Nearly from the moment that he arrived in the Senate in 2013, Sen. Ted Cruz (R-Tex.) embraced the available spotlight.

In January of that year, he opposed a bill focused on providing relief to those hurt by Hurricane Sandy, a move that proved challenging when Cruz sought similar relief for Texas four years later. In March, he joined a filibuster initiated by Sen. Rand Paul (R-Ky.) aimed at blocking the nomination of John Brennan to serve as director of the CIA. For that bit of showmanship, then-Sen. John McCain (R-Ariz.) famously dubbed Cruz a “wacko bird.” That fall, Cruz almost single-handedly initiated a shutdown of the federal government in an effort to block the Affordable Care Act.

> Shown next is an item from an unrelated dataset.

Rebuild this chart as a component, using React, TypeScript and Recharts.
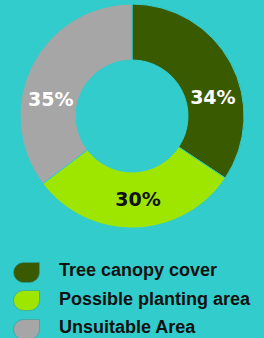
import { Legend, Pie, PieChart, Cell } from "recharts";

const categories = ["Tree canopy cover", "Possible planting area", "Unsuitable Area"];
const shares = [34, 30, 35];
const colors = ["#3a5a00", "#9ee600", "#a6a6a6"];
const labelColors = ["#ffffff", "#111111", "#ffffff"];

const data = categories.map((name, i) => ({ name, value: shares[i] }));

const RADIAN = Math.PI / 180;

// labels sit in the ring, pulled a bit toward the horizontal like the original
function renderLabel(props: any) {
  const { cx, cy, midAngle, innerRadius, outerRadius, index } = props;
  const r = (innerRadius + outerRadius) / 2 - 1;
  const a = Math.atan2(Math.sin(midAngle * RADIAN) * 0.43, Math.cos(midAngle * RADIAN));
  const x = cx + r * Math.cos(a);
  const y = cy - r * Math.sin(a);
  return (
    <text
      x={x}
      y={y}
      fill={labelColors[index]}
      textAnchor="middle"
      dominantBaseline="central"
      fontFamily="DejaVu Sans"
      fontWeight="bold"
      fontSize={19}
    >
      {`${shares[index]}%`}
    </text>
  );
}

function Leaf({ color }: { color: string }) {
  return (
    <svg width={27} height={21} style={{ display: "block" }}>
      <path
        d="M0.5 10.5 A10 10 0 0 1 10.5 0.5 L26.5 0.5 L26.5 10.5 A10 10 0 0 1 16.5 20.5 L10.5 20.5 A10 10 0 0 1 0.5 10.5 Z"
        fill={color}
        stroke="#2a9f9f"
        strokeWidth={0.6}
      />
    </svg>
  );
}

function renderLegend() {
  return (
    <div>
      {categories.map((name, i) => (
        <div
          key={name}
          style={{ display: "flex", alignItems: "center", height: 28.5 }}
        >
          <Leaf color={colors[i]} />
          <span
            style={{
              marginLeft: 19,
              marginTop: -3,
              fontFamily: "Liberation Sans, Arial, sans-serif",
              fontWeight: "bold",
              fontSize: 18,
              color: "#111111"
            }}
          >
            {name}
          </span>
        </div>
      ))}
    </div>
  );
}

export default function App() {
  return (
    <div style={{ width: 264, height: 338, background: "#33cccc" }}>
      <style>{`body{margin:0;background:#33cccc;}`}</style>
      <PieChart
        width={264}
        height={338}
        margin={{ top: 0, right: 0, bottom: 0, left: 0 }}
      >
        <Pie
          data={data}
          dataKey="value"
          cx={132}
          cy={116}
          innerRadius={56}
          outerRadius={112}
          startAngle={90}
          endAngle={-270}
          stroke="#33cccc"
          strokeWidth={1}
          label={renderLabel}
          labelLine={false}
          isAnimationActive={false}
        >
          {data.map((d, i) => (
            <Cell key={d.name} fill={colors[i]} />
          ))}
        </Pie>
        <Legend
          layout="vertical"
          content={renderLegend}
          wrapperStyle={{ left: 13, top: 258, width: 251 }}
        />
      </PieChart>
    </div>
  );
}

That was all in his first year. By 2015, he was running for president, surviving the crowded field until he was the last obstacle to Donald Trump’s winning the Republican nomination. A lot of people who found Cruz personally frustrating ended up bolstering him as the alternative to Trump, without success. In 2018, he won reelection to the Senate — by only 2.5 percentage points.

Cruz’s focus on wringing attention out of an attention-choked Washington system hasn’t abated during his second term. After the 2020 election, Cruz repeatedly tried to leverage Trump’s false claims about election fraud, understanding that Trump’s departure might leave a large base of support looking for a new champion. At first, he elevated Trump’s misleading claims about the risk of mail-in voting, then pivoting to attack tech companies for trying to tamp down on similar misinformation.

In January, Cruz formed a coalition of senators who planned to object to the final counting of electoral votes on Jan. 6, an effort that he hyped repeatedly on social media and which culminated in his giving an effusive speech defending his effort — right before the Capitol was overrun by violent protesters who apparently failed to understand the distinction Cruz tried to draw between “actual fraud” and “concerns about fraud.”

Cruz did all of these things because he is ambitious and because it’s helped to elevate him as a national political figure. He stepped into the spotlight and has done everything in his power to stay there. Since January 2012, his face has appeared on the three largest cable news networks for a combined 321 hours — more than six times as much as Texas’s other Republican senator, John Cornyn.

One effect of this is that Cruz is easily recognizable. Meaning that should the junior senator from Texas want to, say, slip off to Cancun for a bit while millions in his state are struggling without electricity, heat or potable water, it becomes trickier than he might have expected.

On Wednesday evening, reports of Cruz heading to Mexico began emerging on social media. One of the first was a tweet at 6:18 p.m. simply reporting that Cruz was seen on his way to Cancun. Shortly before 9 p.m., a photo of a man who looked like Cruz was posted showing him standing near a gate at Bush Intercontinental Airport in Houston. Researcher Josh Russell has a list of the tweets as they emerged, showing the man at various points in his journey: in the lounge at the airport, at his gate, on the plane. The photos were scoured for evidence that the guy who looked like Cruz was, in fact, the senator, with amateur detectives noting that his face mask matched one Cruz wore on the Senate floor and even highlighting the Princeton class ring that Cruz wears on his right hand.

The sleuths were right. On Thursday afternoon, Cruz released a statement acknowledging the trip.

Political reporters often hear about how John F. Kennedy’s romantic trysts were an open secret during his administration but that the political and media culture at the time kept them out of the public eye. That may be at least partly apocryphal, but there’s no question that elected officials today can expect less privacy than that enjoyed by politicians in the 1960s. In part that’s a function of the elevated role politics plays in the attention economy relative to 60 years ago. In part, it’s a function of changes in what’s viewed as newsworthy.

But it’s also in part because the country is now riddled with amateur reporters, hundreds of thousands of people who have portable television studios in their pockets. Even if a cable-news network didn’t find Cruz’s movements remarkable, that doesn’t mean that hundreds of people at an airport wouldn’t. Twenty years ago, Cruz might have been able to slip off to Cancun, but not in an era when his activity can be tracked and exposed so quickly. Cruz might also have successfully gone on vacation had he not done everything in his power over the past eight years to ensure that as many Americans as possible knew what he looked like. But even when covered with a face mask, his efforts to be well-known appear to have paid off.

Then there’s that third way in which he might have avoided the scrutiny that accompanies flying to a resort destination in the middle of a massive crisis in his home state: not going to a resort in Cancun when so many Texans were scrambling to figure out how to get water to drink or keep from getting hypothermia.

That’s the problem with the spotlight. Once you’ve pulled it toward you, you don’t get to decide when it shines and when it doesn’t. Cruz wanted to be well-known. He wanted attention.

He’s gotten it.

This article was updated with Cruz’s acknowledgement of the trip.